Problem requirements - Copy out the listing in full, exactly as written, but not its pictures.

Data block -
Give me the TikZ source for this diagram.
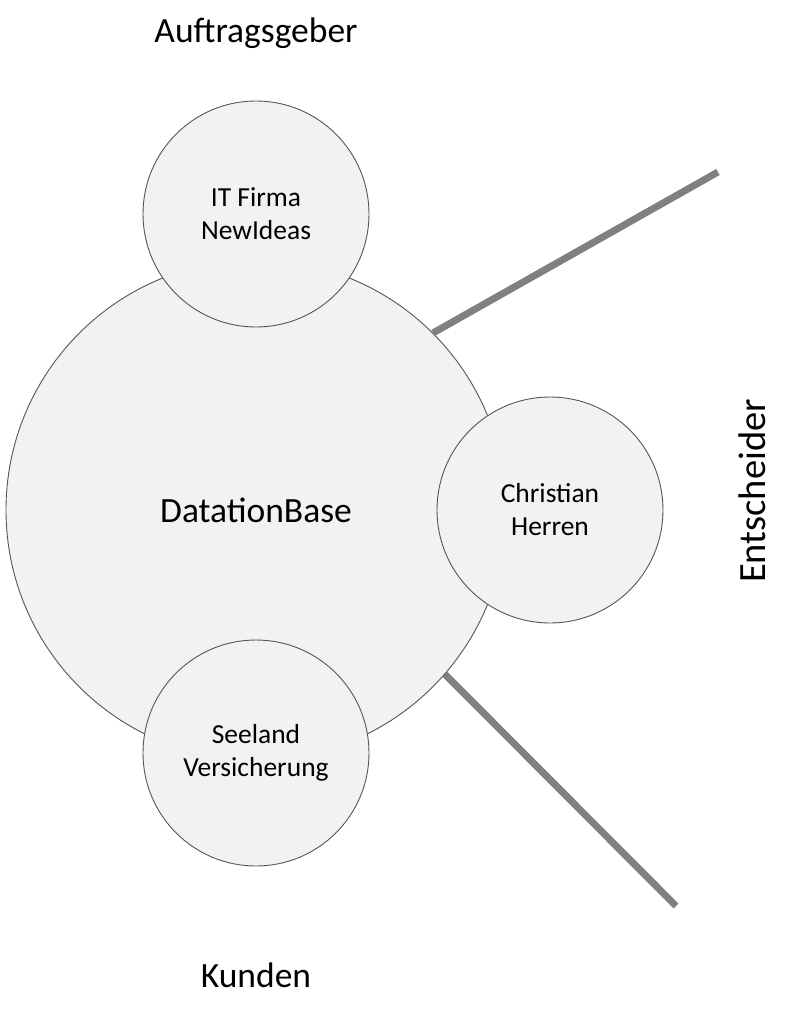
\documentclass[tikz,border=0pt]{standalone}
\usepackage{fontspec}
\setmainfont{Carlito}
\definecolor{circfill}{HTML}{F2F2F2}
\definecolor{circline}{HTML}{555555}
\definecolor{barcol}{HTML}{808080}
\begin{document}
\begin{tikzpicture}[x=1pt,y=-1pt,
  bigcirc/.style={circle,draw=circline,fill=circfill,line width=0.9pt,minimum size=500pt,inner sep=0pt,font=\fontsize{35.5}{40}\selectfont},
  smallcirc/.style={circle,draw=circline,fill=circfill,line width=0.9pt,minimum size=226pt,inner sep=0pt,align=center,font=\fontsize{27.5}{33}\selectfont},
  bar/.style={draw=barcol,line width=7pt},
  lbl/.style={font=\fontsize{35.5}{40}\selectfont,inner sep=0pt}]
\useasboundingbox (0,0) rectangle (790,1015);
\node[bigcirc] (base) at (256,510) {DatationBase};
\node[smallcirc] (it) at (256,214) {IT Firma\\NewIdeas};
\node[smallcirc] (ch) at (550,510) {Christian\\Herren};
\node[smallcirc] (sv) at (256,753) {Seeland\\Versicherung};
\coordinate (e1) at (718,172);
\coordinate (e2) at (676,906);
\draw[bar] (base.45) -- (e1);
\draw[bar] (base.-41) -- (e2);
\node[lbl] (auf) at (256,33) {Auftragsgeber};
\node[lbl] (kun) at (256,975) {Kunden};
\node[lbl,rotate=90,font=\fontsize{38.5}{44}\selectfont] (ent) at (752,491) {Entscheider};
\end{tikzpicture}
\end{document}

Response to the exercise -
Give me the TikZ source for this diagram.
\documentclass[tikz,border=0pt]{standalone}
\usepackage{fontspec}
\setmainfont{Carlito}
\definecolor{circfill}{HTML}{F2F2F2}
\definecolor{circline}{HTML}{555555}
\definecolor{barcol}{HTML}{808080}
\begin{document}
\begin{tikzpicture}[x=1pt,y=-1pt,
  bigcirc/.style={circle,draw=circline,fill=circfill,line width=0.9pt,minimum size=500pt,inner sep=0pt,font=\fontsize{35.5}{40}\selectfont},
  smallcirc/.style={circle,draw=circline,fill=circfill,line width=0.9pt,minimum size=226pt,inner sep=0pt,align=center,font=\fontsize{27.5}{33}\selectfont},
  bar/.style={draw=barcol,line width=7pt},
  lbl/.style={font=\fontsize{35.5}{40}\selectfont,inner sep=0pt}]
\useasboundingbox (0,0) rectangle (790,1015);
\node[bigcirc] (base) at (256,510) {DatationBase};
\node[smallcirc] (it) at (256,214) {IT Firma\\NewIdeas};
\node[smallcirc] (ch) at (550,510) {Christian\\Herren};
\node[smallcirc] (sv) at (256,753) {Seeland\\Versicherung};
\coordinate (e1) at (718,172);
\coordinate (e2) at (676,906);
\draw[bar] (base.45) -- (e1);
\draw[bar] (base.-41) -- (e2);
\node[lbl] (auf) at (256,33) {Auftragsgeber};
\node[lbl] (kun) at (256,975) {Kunden};
\node[lbl,rotate=90,font=\fontsize{38.5}{44}\selectfont] (ent) at (752,491) {Entscheider};
\end{tikzpicture}
\end{document}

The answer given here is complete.